▶ _Brief_
Extract the lines from the start through the line that holds "plt.rcParams['font.family'] = ['Liberation", both included, omitting all images.

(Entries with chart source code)
##########

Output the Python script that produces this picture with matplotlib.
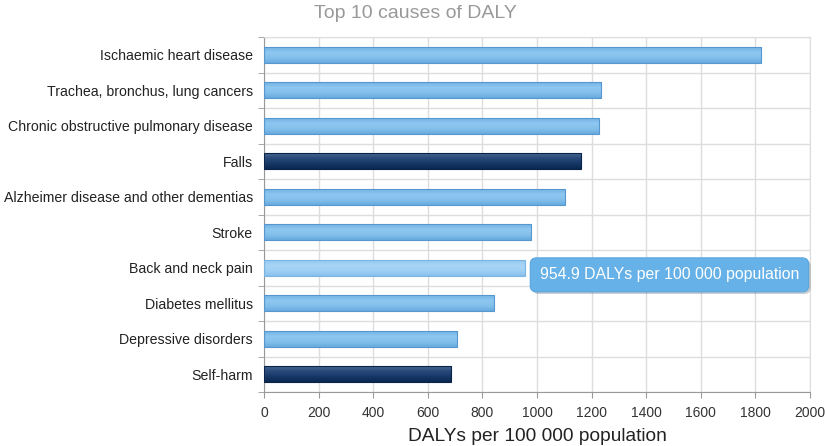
import matplotlib
matplotlib.use("Agg")
import matplotlib.pyplot as plt
import matplotlib.patheffects as pe
import numpy as np
from matplotlib.colors import LinearSegmentedColormap

plt.rcParams['font.family'] = ['Liberation Sans', 'DejaVu Sans']

categories = ["Ischaemic heart disease", "Trachea, bronchus, lung cancers",
              "Chronic obstructive pulmonary disease", "Falls",
              "Alzheimer disease and other dementias", "Stroke",
              "Back and neck pain", "Diabetes mellitus",
              "Depressive disorders", "Self-harm"]
values = [1822, 1236, 1227, 1163, 1102, 979, 954.9, 842, 707, 686]
highlight = [False, False, False, True, False, False, False, False, False, True]
hovered = 6
tooltip_text = "954.9 DALYs per 100 000 population"
xticks = [0, 200, 400, 600, 800, 1000, 1200, 1400, 1600, 1800, 2000]

fig = plt.figure(figsize=(8.25, 4.46), dpi=100)
ax = fig.add_axes([264/825, 1-392/446, (810-264)/825, (392-37)/446])

n = len(categories)
ypos = np.arange(n)
bar_h = 0.45

light = LinearSegmentedColormap.from_list("l", ["#72b3e5", "#8ec7f0", "#84c0ec", "#68abdf"])
hover = LinearSegmentedColormap.from_list("h", ["#92c8f0", "#a8d5f6", "#a0d0f4", "#88c0ec"])
dark = LinearSegmentedColormap.from_list("d", ["#46668f", "#27497a", "#163766", "#0b2850"])

bars = ax.barh(ypos, values, height=bar_h, zorder=3)
for i, b in enumerate(bars):
    if highlight[i]:
        cmap, ec = dark, "#0a2348"
    elif i == hovered:
        cmap, ec = hover, "#7ab5e3"
    else:
        cmap, ec = light, "#5697cf"
    b.set_facecolor("none")
    b.set_edgecolor(ec)
    b.set_linewidth(0.8)
    x0, y0 = b.get_x(), b.get_y()
    w, h = b.get_width(), b.get_height()
    grad = np.linspace(0, 1, 64).reshape(-1, 1)
    im = ax.imshow(grad, cmap=cmap, aspect='auto', origin='upper',
                   extent=[x0, x0 + w, y0 + h, y0], zorder=2.5)
    im.set_clip_path(b)

ax.set_xlim(0, 2000)
ax.set_ylim(n - 0.5, -0.5)
ax.set_xticks(xticks)
ax.set_xticklabels([str(t) for t in xticks], fontsize=10, color="#333333")
ax.set_yticks(ypos)
ax.set_yticklabels(categories, fontsize=10.2, color="#222222")
ax.tick_params(axis='y', length=0, pad=8)
ax.set_yticks(np.arange(-0.5, n, 1), minor=True)
ax.tick_params(axis='y', which='minor', length=4, color="#999999", direction='out')
ax.tick_params(axis='x', length=4, color="#999999", direction='out', pad=6)

ax.grid(True, axis='x', color="#dddddd", linewidth=1, zorder=0)
ax.grid(True, axis='y', which='minor', color="#dddddd", linewidth=1, zorder=0)
for s in ['top', 'right']:
    ax.spines[s].set_color("#dddddd")
ax.spines['left'].set_color("#999999")
ax.spines['bottom'].set_color("#999999")
ax.set_axisbelow(True)

ax.set_xlabel("DALYs per 100 000 population", fontsize=13.8, color="#222222", labelpad=6)
fig.text(415/825, 1 - 13/446, "Top 10 causes of DALY",
         ha='center', va='center', fontsize=14, color="#999999")

t = ax.text(1010, hovered + 0.2, tooltip_text, fontsize=11.4, color="white",
            va='center', ha='left', zorder=6,
            bbox=dict(boxstyle="round,pad=0.6,rounding_size=0.4",
                      fc="#66b1e7", ec="#5aa6df", lw=0.8))
t.get_bbox_patch().set_path_effects([pe.SimplePatchShadow(offset=(1.5, -1.5), alpha=0.25), pe.Normal()])

fig.savefig("out.png", dpi=100)
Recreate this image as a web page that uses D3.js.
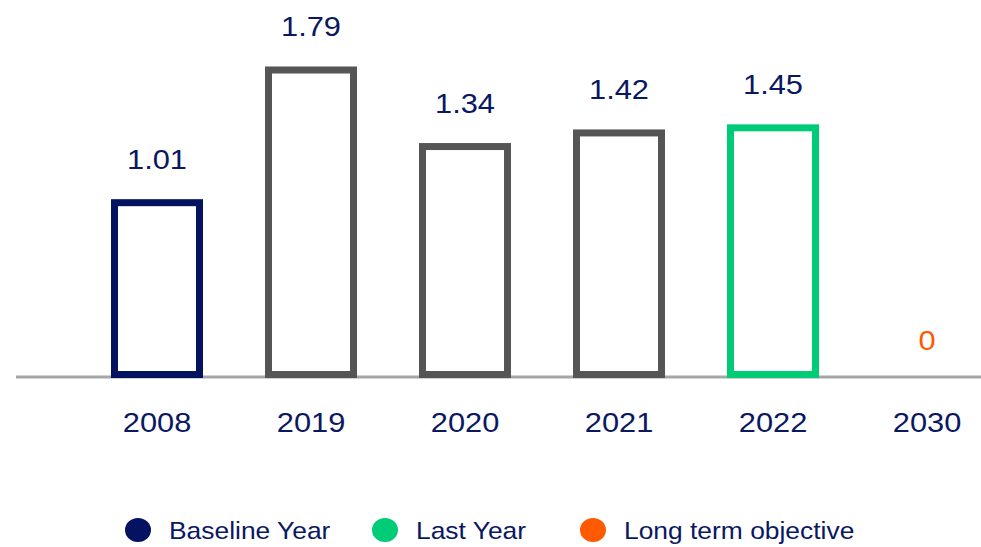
<!DOCTYPE html>
<html>
<head>
<meta charset="utf-8">
<script src="https://cdn.jsdelivr.net/npm/d3@7/dist/d3.min.js"></script>
<style>
  html, body { margin: 0; padding: 0; background: #ffffff; }
  svg { display: block; font-family: "Liberation Sans", Arial, sans-serif; }
</style>
</head>
<body>
<svg id="chart" width="981" height="547"></svg>
<script>
// Emissions per year
const years = ["2008", "2019", "2020", "2021", "2022", "2030"];
const values = [1.01, 1.79, 1.34, 1.42, 1.45, 0];
const kinds = ["baseline", "history", "history", "history", "last", "objective"];

const legendLabels = ["Baseline Year", "Last Year", "Long term objective"];
const legendKinds = ["baseline", "last", "objective"];

const colors = {
  baseline: "#03135f",
  history: "#555555",
  last: "#00cc78",
  objective: "#ff5a00"
};
const textColor = "#0a1862";

const svg = d3.select("#chart");
const W = 981, H = 547;
const stretch = 1.1;

const x = d3.scalePoint().domain(years).range([157, 927]);
const y = d3.scaleLinear().domain([0, 1.79]).range([374.5, 70]);
const barW = 85;

// baseline axis
svg.append("line")
  .attr("x1", 16).attr("x2", W)
  .attr("y1", 377).attr("y2", 377)
  .attr("stroke", "#a6a6a6")
  .attr("stroke-width", 3);

const data = years.map((yr, i) => ({ year: yr, value: values[i], kind: kinds[i] }));

// hollow bars
svg.append("g").selectAll("rect")
  .data(data.filter(d => d.value > 0))
  .join("rect")
  .attr("x", d => x(d.year) - barW / 2)
  .attr("y", d => y(d.value))
  .attr("width", barW)
  .attr("height", d => y(0) - y(d.value))
  .attr("fill", "none")
  .attr("stroke", d => colors[d.kind])
  .attr("stroke-width", 7);

function stretchedText(g, tx, ty, txt, size, fill, anchor) {
  return g.append("text")
    .attr("transform", `translate(${tx},${ty}) scale(${stretch},1)`)
    .attr("text-anchor", anchor)
    .attr("font-size", size)
    .attr("fill", fill)
    .text(txt);
}

// value labels
const vl = svg.append("g");
data.forEach(d => {
  const off = d.value > 0 ? 34 : 25;
  stretchedText(vl, x(d.year), y(d.value) - off,
    d3.format(d.value > 0 ? ".2f" : "d")(d.value), 28,
    d.kind === "objective" ? colors.objective : textColor, "middle");
});

// category labels
const cl = svg.append("g");
years.forEach(yr => stretchedText(cl, x(yr), 432, yr, 28, textColor, "middle"));

// legend
const legendX = [138, 385, 593];
const lg = svg.append("g");
legendLabels.forEach((lab, i) => {
  lg.append("ellipse")
    .attr("cx", legendX[i]).attr("cy", 530)
    .attr("rx", 13).attr("ry", 12)
    .attr("fill", colors[legendKinds[i]]);
  stretchedText(lg, legendX[i] + 31, 539, lab, 24, textColor, "start");
});
</script>
</body>
</html>
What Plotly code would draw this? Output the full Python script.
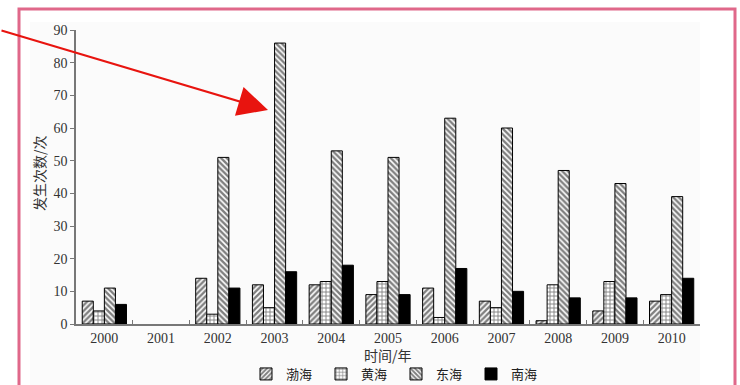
import plotly.graph_objects as go

# Occurrence counts per sea area, 2000–2010
years = ["2000", "2001", "2002", "2003", "2004", "2005", "2006", "2007", "2008", "2009", "2010"]
bohai = [7, 0, 14, 12, 12, 9, 11, 7, 1, 4, 7]
huanghai = [4, 0, 3, 5, 13, 13, 2, 5, 12, 13, 9]
donghai = [11, 0, 51, 86, 53, 51, 63, 60, 47, 43, 39]
nanhai = [6, 0, 11, 16, 18, 9, 17, 10, 8, 8, 14]

series_names = ["渤海", "黄海", "东海", "南海"]
series_values = [bohai, huanghai, donghai, nanhai]
shapes_fill = ["/", "+", "\\", ""]
fill_solidity = [0.6, 0.4, 0.6, 1.0]

serif = "Liberation Serif, Times New Roman, serif"
cjk = "Noto Sans CJK SC, sans-serif"

fig = go.Figure()
for name, vals, shp, sol in zip(series_names, series_values, shapes_fill, fill_solidity):
    # no outline on empty (zero-height) bars
    outline = dict(color="black", width=[1 if v > 0 else 0 for v in vals])
    if shp:
        marker = dict(
            color="white",
            line=outline,
            pattern=dict(shape=shp, fgcolor="black", bgcolor="white", size=4, solidity=sol),
        )
    else:
        marker = dict(color="black", line=outline)
    fig.add_trace(go.Bar(x=years, y=vals, name=name, marker=marker))

L, R, T, B = 76, 40, 30, 61
W, H = 740, 385
pw, ph = W - L - R, H - T - B


def px_x(x):
    return (x - L) / pw


def px_y(y):
    return (H - B - y) / ph


fig.update_layout(
    width=W,
    height=H,
    margin=dict(l=L, r=R, t=T, b=B, autoexpand=False),
    paper_bgcolor="white",
    plot_bgcolor="rgba(0,0,0,0)",
    barmode="group",
    bargap=0.22,
    bargroupgap=0,
    showlegend=True,
    legend=dict(
        orientation="h",
        xref="container",
        yref="container",
        x=(388 + 8) / W,
        xanchor="center",
        y=1 - 374 / H,
        yanchor="middle",
        font=dict(family=cjk, size=13, color="#222"),
        entrywidth=30,
        itemwidth=30,
        tracegroupgap=0,
        bgcolor="rgba(0,0,0,0)",
    ),
    xaxis=dict(
        type="category",
        showline=True,
        linecolor="#777",
        linewidth=1.5,
        ticks="inside",
        ticklen=4,
        tickcolor="#777",
        tickson="boundaries",
        tickfont=dict(family=serif, size=14, color="#333"),
        showgrid=False,
        automargin=False,
    ),
    yaxis=dict(
        range=[0, 90],
        dtick=10,
        showline=True,
        linecolor="#777",
        linewidth=1.5,
        ticks="outside",
        ticklen=4,
        tickcolor="#777",
        tickfont=dict(family=serif, size=14, color="#333"),
        showgrid=False,
        zeroline=False,
        automargin=False,
    ),
)

# axis titles
fig.add_annotation(
    xref="paper", yref="paper", x=0.5, y=px_y(355),
    text="时间/年", showarrow=False,
    font=dict(family=cjk, size=14, color="#333"),
    xanchor="center", yanchor="middle",
)
fig.add_annotation(
    xref="paper", yref="paper", x=px_x(39), y=px_y(173),
    text="发生次数/次", showarrow=False, textangle=-90,
    font=dict(family=cjk, size=14, color="#333"),
    xanchor="center", yanchor="middle",
)

# faint panel behind the chart
fig.add_shape(
    type="rect", xref="paper", yref="paper",
    x0=px_x(30), x1=px_x(700), y0=px_y(400), y1=px_y(22),
    fillcolor="#fbfbfb", line=dict(width=0), layer="below",
)

# pink frame (open at the bottom edge of the canvas)
fig.add_shape(
    type="rect", xref="paper", yref="paper",
    x0=px_x(19), x1=px_x(735), y0=px_y(430), y1=px_y(9),
    line=dict(color="#e0688a", width=3), fillcolor="rgba(0,0,0,0)",
)

# red arrow pointing at the 2003 peak
fig.add_annotation(
    xref="paper", yref="paper",
    x=px_x(268), y=px_y(110),
    ax=-268, ay=-80,
    showarrow=True, arrowhead=2, arrowsize=3, arrowwidth=2,
    arrowcolor="#e8140f", text="",
)

fig.write_html("out.html")
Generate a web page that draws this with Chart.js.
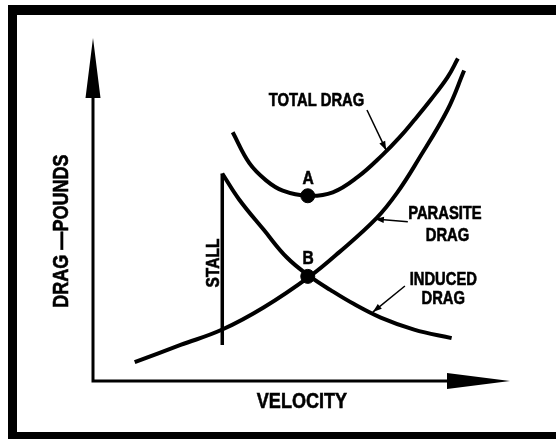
<!DOCTYPE html>
<html>
<head>
<meta charset="utf-8">
<script src="https://cdn.jsdelivr.net/npm/chart.js@4.4.1/dist/chart.umd.min.js"></script>
<style>
html, body { margin: 0; padding: 0; background: #fff; width: 556px; height: 439px; overflow: hidden; }
#frame {
    position: absolute; left: 8px; top: 5px;
    width: 600px; height: 417px;
    border-top: 10px solid #000; border-bottom: 10px solid #000;
    border-left: 9px solid #000; border-right: none;
}
#drag-chart { position: absolute; left: 0; top: 0; }
</style>
</head>
<body>
<div id="frame"></div>
<canvas id="drag-chart" width="556" height="439"></canvas>
<script>
// Curves (velocity / drag in arbitrary units 0..100)
var parasiteVelocity = [10, 21, 31, 41, 52, 59, 68, 73, 78, 85, 89];
var parasiteDrag = [5.5, 10.5, 15, 21.5, 30.5, 37.5, 47.5, 55, 64.5, 79, 90.5];

var inducedVelocity = [31, 35, 41, 46.5, 52, 57, 62.5, 69, 77, 86];
var inducedDrag = [60.5, 53, 44, 36, 30.5, 26.5, 22.5, 18.5, 15, 12.5];

var totalVelocity = [33.5, 37.5, 41.5, 45.5, 51.5, 57.5, 63.5, 69.5, 73.5, 77, 81, 85, 87.5];
var totalDrag = [72.5, 63.5, 58.5, 55.5, 54, 55, 59.5, 66, 71, 76, 82, 88.5, 94];

var stallVelocity = [31, 31];
var stallDrag = [10.5, 60.5];

var markLabels = ["A", "B"];
var markVelocity = [51.5, 51.5];
var markDrag = [54, 30.5];

function toPoints(xs, ys) {
    return xs.map(function (x, i) { return { x: x, y: ys[i] }; });
}

// text and callout arrows, placed in data units
var annotations = [
    { text: "TOTAL DRAG", x: 53.6, y: 82, size: 18 },
    { text: "A", x: 51.6, y: 59.5, size: 19 },
    { text: "B", x: 51.6, y: 36.2, size: 19 },
    { text: "PARASITE", x: 84.4, y: 49, size: 18 },
    { text: "DRAG", x: 85, y: 42.6, size: 18 },
    { text: "INDUCED", x: 84, y: 30, size: 18 },
    { text: "DRAG", x: 84, y: 24.2, size: 18 },
    { text: "STALL", x: 28.5, y: 34.4, size: 19, vertical: true },
    { text: "VELOCITY", x: 50.1, y: -5.5, size: 22 },
    { text: "DRAG \u2014POUNDS", x: -7.9, y: 43.7, size: 22, vertical: true }
];
var callouts = [
    { from: [65.7, 79], to: [70.3, 67.3] },
    { from: [75.5, 46.4], to: [67.6, 47.2] },
    { from: [74.8, 27.7], to: [67.1, 20.1] }
];

function arrowHead(ctx, x0, y0, x1, y1, len, half) {
    var a = Math.atan2(y1 - y0, x1 - x0);
    var bx = x1 - Math.cos(a) * len, by = y1 - Math.sin(a) * len;
    ctx.beginPath();
    ctx.moveTo(x1, y1);
    ctx.lineTo(bx + Math.sin(a) * half, by - Math.cos(a) * half);
    ctx.lineTo(bx - Math.sin(a) * half, by + Math.cos(a) * half);
    ctx.closePath();
    ctx.fill();
}

function drawLabel(ctx, item, px, py) {
    ctx.save();
    ctx.translate(px, py);
    if (item.vertical) ctx.rotate(-Math.PI / 2);
    ctx.scale(0.82, 1);
    ctx.font = "bold " + item.size + "px 'Liberation Sans', Arial, sans-serif";
    ctx.textAlign = "center";
    ctx.textBaseline = "alphabetic";
    ctx.lineWidth = 0.6;
    ctx.strokeStyle = "#000";
    ctx.fillText(item.text, 0, item.size * 0.36);
    ctx.strokeText(item.text, 0, item.size * 0.36);
    ctx.restore();
}

var diagramPlugin = {
    id: "diagram",
    beforeDatasetsDraw: function (chart) {
        var ctx = chart.ctx, xs = chart.scales.x, ys = chart.scales.y;
        var ox = xs.getPixelForValue(0), oy = ys.getPixelForValue(0);
        var xTip = xs.getPixelForValue(100), yTip = ys.getPixelForValue(100);
        ctx.save();
        ctx.strokeStyle = "#000";
        ctx.fillStyle = "#000";
        ctx.lineWidth = 3;
        ctx.lineCap = "square";
        ctx.beginPath();
        ctx.moveTo(ox, yTip + 50);
        ctx.lineTo(ox, oy);
        ctx.lineTo(xTip - 50, oy);
        ctx.stroke();
        arrowHead(ctx, ox, oy, ox, yTip, 60, 7.5);
        arrowHead(ctx, ox, oy, xTip, oy, 63, 8);
        ctx.restore();
    },
    afterDatasetsDraw: function (chart) {
        var ctx = chart.ctx, xs = chart.scales.x, ys = chart.scales.y;
        ctx.save();
        ctx.fillStyle = "#000";
        ctx.strokeStyle = "#000";
        ctx.lineWidth = 1.5;
        callouts.forEach(function (c) {
            var x0 = xs.getPixelForValue(c.from[0]), y0 = ys.getPixelForValue(c.from[1]);
            var x1 = xs.getPixelForValue(c.to[0]), y1 = ys.getPixelForValue(c.to[1]);
            ctx.beginPath();
            ctx.moveTo(x0, y0);
            ctx.lineTo(x1, y1);
            ctx.stroke();
            arrowHead(ctx, x0, y0, x1, y1, 9, 3.2);
        });
        annotations.forEach(function (a) {
            drawLabel(ctx, a, xs.getPixelForValue(a.x), ys.getPixelForValue(a.y));
        });
        ctx.restore();
    }
};

var curveStyle = {
    showLine: true,
    borderColor: "#000",
    borderWidth: 4,
    pointRadius: 0,
    tension: 0.4,
    clip: false
};

var dragChart = new Chart(document.getElementById("drag-chart").getContext("2d"), {
    type: "scatter",
    data: {
        datasets: [
            Object.assign({ label: "Total drag", data: toPoints(totalVelocity, totalDrag) }, curveStyle),
            Object.assign({ label: "Parasite drag", data: toPoints(parasiteVelocity, parasiteDrag) }, curveStyle),
            Object.assign({ label: "Induced drag", data: toPoints(inducedVelocity, inducedDrag) }, curveStyle),
            {
                label: "Stall",
                data: toPoints(stallVelocity, stallDrag),
                showLine: true,
                borderColor: "#000",
                borderWidth: 3.5,
                pointRadius: 0,
                clip: false
            },
            {
                label: markLabels.join(", "),
                data: toPoints(markVelocity, markDrag),
                showLine: false,
                pointRadius: 7,
                pointBackgroundColor: "#000",
                pointBorderColor: "#000",
                clip: false
            }
        ]
    },
    options: {
        responsive: false,
        animation: false,
        events: [],
        layout: { padding: { left: 93, top: 38, right: 46, bottom: 58 } },
        plugins: { legend: { display: false }, tooltip: { enabled: false }, title: { display: false } },
        scales: {
            x: { type: "linear", min: 0, max: 100, display: false },
            y: { type: "linear", min: 0, max: 100, display: false }
        }
    },
    plugins: [diagramPlugin]
});
</script>
</body>
</html>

##########

▶ _Correct answer_
Output the Python script that produces this picture with matplotlib.
import matplotlib
matplotlib.use("Agg")
import matplotlib.pyplot as plt
import matplotlib.patheffects as pe
import numpy as np
from matplotlib.colors import LinearSegmentedColormap

plt.rcParams['font.family'] = ['Liberation Sans', 'DejaVu Sans']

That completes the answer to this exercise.